What you will do —
Transcribe all of the data exactly. Omit the pictures.

Supplied information —
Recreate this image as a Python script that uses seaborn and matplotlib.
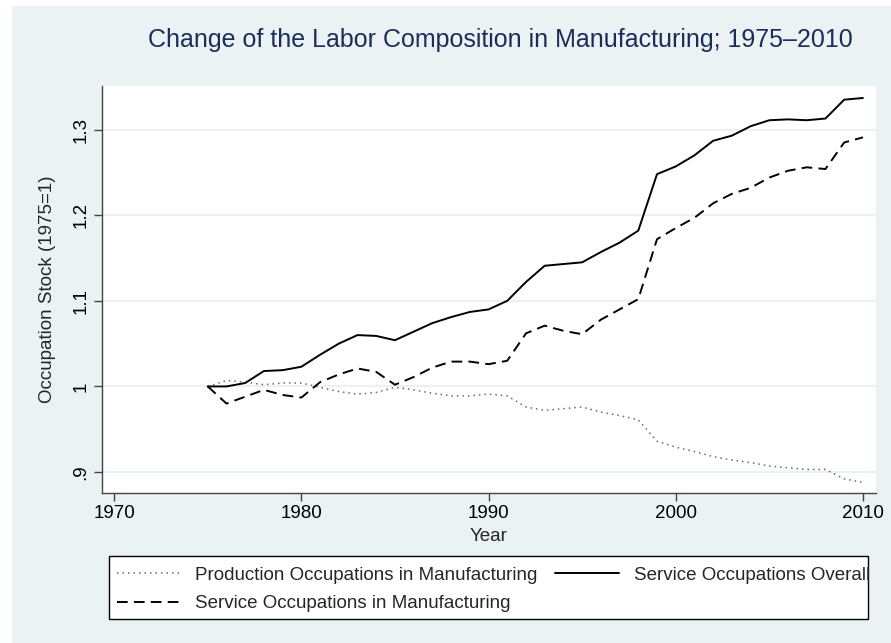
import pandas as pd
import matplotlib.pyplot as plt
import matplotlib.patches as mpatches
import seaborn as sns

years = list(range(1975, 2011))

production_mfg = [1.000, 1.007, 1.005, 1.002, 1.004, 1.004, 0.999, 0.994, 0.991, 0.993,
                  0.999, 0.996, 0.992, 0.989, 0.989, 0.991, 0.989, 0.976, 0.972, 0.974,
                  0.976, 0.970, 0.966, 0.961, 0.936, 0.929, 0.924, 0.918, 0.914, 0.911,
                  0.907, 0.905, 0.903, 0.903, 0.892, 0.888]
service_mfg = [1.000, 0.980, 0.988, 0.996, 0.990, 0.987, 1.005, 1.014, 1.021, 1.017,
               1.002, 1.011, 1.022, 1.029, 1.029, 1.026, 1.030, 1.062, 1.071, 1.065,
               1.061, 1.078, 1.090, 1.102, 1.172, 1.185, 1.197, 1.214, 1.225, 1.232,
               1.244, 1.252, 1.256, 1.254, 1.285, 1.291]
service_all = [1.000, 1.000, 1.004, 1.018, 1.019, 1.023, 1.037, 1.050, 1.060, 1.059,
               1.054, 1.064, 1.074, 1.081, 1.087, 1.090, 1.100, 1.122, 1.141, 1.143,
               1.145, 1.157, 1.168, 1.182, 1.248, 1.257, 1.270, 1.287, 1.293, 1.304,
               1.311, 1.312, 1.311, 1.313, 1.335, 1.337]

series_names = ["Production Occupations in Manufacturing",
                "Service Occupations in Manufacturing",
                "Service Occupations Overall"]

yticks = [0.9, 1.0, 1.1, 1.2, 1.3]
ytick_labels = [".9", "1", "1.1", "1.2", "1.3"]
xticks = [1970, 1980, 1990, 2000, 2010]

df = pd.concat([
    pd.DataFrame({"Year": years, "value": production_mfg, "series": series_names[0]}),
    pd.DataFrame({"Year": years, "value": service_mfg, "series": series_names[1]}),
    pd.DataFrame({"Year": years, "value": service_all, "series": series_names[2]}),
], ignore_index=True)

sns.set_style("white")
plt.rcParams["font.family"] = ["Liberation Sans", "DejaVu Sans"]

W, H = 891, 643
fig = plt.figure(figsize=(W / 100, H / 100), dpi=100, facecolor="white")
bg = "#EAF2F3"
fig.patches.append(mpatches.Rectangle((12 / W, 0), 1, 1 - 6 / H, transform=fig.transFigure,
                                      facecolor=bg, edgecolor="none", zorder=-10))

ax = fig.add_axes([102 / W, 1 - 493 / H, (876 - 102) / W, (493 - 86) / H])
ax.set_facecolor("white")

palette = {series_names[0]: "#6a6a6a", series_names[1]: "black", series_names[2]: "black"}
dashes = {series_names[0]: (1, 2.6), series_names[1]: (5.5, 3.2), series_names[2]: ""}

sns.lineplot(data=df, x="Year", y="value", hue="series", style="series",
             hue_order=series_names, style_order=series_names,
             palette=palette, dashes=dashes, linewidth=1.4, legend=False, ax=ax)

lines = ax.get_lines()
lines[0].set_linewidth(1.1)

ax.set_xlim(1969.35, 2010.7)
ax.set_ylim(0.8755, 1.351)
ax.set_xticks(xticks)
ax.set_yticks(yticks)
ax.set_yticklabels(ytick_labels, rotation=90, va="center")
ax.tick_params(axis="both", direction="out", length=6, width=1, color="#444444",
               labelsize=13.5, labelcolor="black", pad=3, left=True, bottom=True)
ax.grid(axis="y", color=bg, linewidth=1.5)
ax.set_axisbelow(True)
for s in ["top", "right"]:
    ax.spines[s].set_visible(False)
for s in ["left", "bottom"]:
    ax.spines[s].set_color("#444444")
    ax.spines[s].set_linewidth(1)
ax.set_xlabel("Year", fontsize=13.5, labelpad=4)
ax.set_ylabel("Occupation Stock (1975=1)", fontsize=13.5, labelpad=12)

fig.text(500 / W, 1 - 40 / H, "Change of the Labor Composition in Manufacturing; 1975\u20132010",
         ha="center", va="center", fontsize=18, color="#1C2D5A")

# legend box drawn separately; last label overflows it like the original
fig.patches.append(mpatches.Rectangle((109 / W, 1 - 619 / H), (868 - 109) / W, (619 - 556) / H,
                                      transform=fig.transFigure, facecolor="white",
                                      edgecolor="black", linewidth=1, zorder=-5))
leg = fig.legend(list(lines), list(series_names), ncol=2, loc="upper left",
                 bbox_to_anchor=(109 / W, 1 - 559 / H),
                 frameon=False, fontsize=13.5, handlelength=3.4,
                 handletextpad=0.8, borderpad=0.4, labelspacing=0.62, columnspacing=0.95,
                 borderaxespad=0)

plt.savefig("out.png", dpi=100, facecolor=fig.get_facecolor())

Correct output —
Recreate this image as a Python script that uses seaborn and matplotlib.
import pandas as pd
import matplotlib.pyplot as plt
import matplotlib.patches as mpatches
import seaborn as sns

years = list(range(1975, 2011))

production_mfg = [1.000, 1.007, 1.005, 1.002, 1.004, 1.004, 0.999, 0.994, 0.991, 0.993,
                  0.999, 0.996, 0.992, 0.989, 0.989, 0.991, 0.989, 0.976, 0.972, 0.974,
                  0.976, 0.970, 0.966, 0.961, 0.936, 0.929, 0.924, 0.918, 0.914, 0.911,
                  0.907, 0.905, 0.903, 0.903, 0.892, 0.888]
service_mfg = [1.000, 0.980, 0.988, 0.996, 0.990, 0.987, 1.005, 1.014, 1.021, 1.017,
               1.002, 1.011, 1.022, 1.029, 1.029, 1.026, 1.030, 1.062, 1.071, 1.065,
               1.061, 1.078, 1.090, 1.102, 1.172, 1.185, 1.197, 1.214, 1.225, 1.232,
               1.244, 1.252, 1.256, 1.254, 1.285, 1.291]
service_all = [1.000, 1.000, 1.004, 1.018, 1.019, 1.023, 1.037, 1.050, 1.060, 1.059,
               1.054, 1.064, 1.074, 1.081, 1.087, 1.090, 1.100, 1.122, 1.141, 1.143,
               1.145, 1.157, 1.168, 1.182, 1.248, 1.257, 1.270, 1.287, 1.293, 1.304,
               1.311, 1.312, 1.311, 1.313, 1.335, 1.337]

series_names = ["Production Occupations in Manufacturing",
                "Service Occupations in Manufacturing",
                "Service Occupations Overall"]

yticks = [0.9, 1.0, 1.1, 1.2, 1.3]
ytick_labels = [".9", "1", "1.1", "1.2", "1.3"]
xticks = [1970, 1980, 1990, 2000, 2010]

df = pd.concat([
    pd.DataFrame({"Year": years, "value": production_mfg, "series": series_names[0]}),
    pd.DataFrame({"Year": years, "value": service_mfg, "series": series_names[1]}),
    pd.DataFrame({"Year": years, "value": service_all, "series": series_names[2]}),
], ignore_index=True)

sns.set_style("white")
plt.rcParams["font.family"] = ["Liberation Sans", "DejaVu Sans"]

W, H = 891, 643
fig = plt.figure(figsize=(W / 100, H / 100), dpi=100, facecolor="white")
bg = "#EAF2F3"
fig.patches.append(mpatches.Rectangle((12 / W, 0), 1, 1 - 6 / H, transform=fig.transFigure,
                                      facecolor=bg, edgecolor="none", zorder=-10))

ax = fig.add_axes([102 / W, 1 - 493 / H, (876 - 102) / W, (493 - 86) / H])
ax.set_facecolor("white")

palette = {series_names[0]: "#6a6a6a", series_names[1]: "black", series_names[2]: "black"}
dashes = {series_names[0]: (1, 2.6), series_names[1]: (5.5, 3.2), series_names[2]: ""}

sns.lineplot(data=df, x="Year", y="value", hue="series", style="series",
             hue_order=series_names, style_order=series_names,
             palette=palette, dashes=dashes, linewidth=1.4, legend=False, ax=ax)

lines = ax.get_lines()
lines[0].set_linewidth(1.1)

ax.set_xlim(1969.35, 2010.7)
ax.set_ylim(0.8755, 1.351)
ax.set_xticks(xticks)
ax.set_yticks(yticks)
ax.set_yticklabels(ytick_labels, rotation=90, va="center")
ax.tick_params(axis="both", direction="out", length=6, width=1, color="#444444",
               labelsize=13.5, labelcolor="black", pad=3, left=True, bottom=True)
ax.grid(axis="y", color=bg, linewidth=1.5)
ax.set_axisbelow(True)
for s in ["top", "right"]:
    ax.spines[s].set_visible(False)
for s in ["left", "bottom"]:
    ax.spines[s].set_color("#444444")
    ax.spines[s].set_linewidth(1)
ax.set_xlabel("Year", fontsize=13.5, labelpad=4)
ax.set_ylabel("Occupation Stock (1975=1)", fontsize=13.5, labelpad=12)

fig.text(500 / W, 1 - 40 / H, "Change of the Labor Composition in Manufacturing; 1975\u20132010",
         ha="center", va="center", fontsize=18, color="#1C2D5A")

# legend box drawn separately; last label overflows it like the original
fig.patches.append(mpatches.Rectangle((109 / W, 1 - 619 / H), (868 - 109) / W, (619 - 556) / H,
                                      transform=fig.transFigure, facecolor="white",
                                      edgecolor="black", linewidth=1, zorder=-5))
leg = fig.legend(list(lines), list(series_names), ncol=2, loc="upper left",
                 bbox_to_anchor=(109 / W, 1 - 559 / H),
                 frameon=False, fontsize=13.5, handlelength=3.4,
                 handletextpad=0.8, borderpad=0.4, labelspacing=0.62, columnspacing=0.95,
                 borderaxespad=0)

plt.savefig("out.png", dpi=100, facecolor=fig.get_facecolor())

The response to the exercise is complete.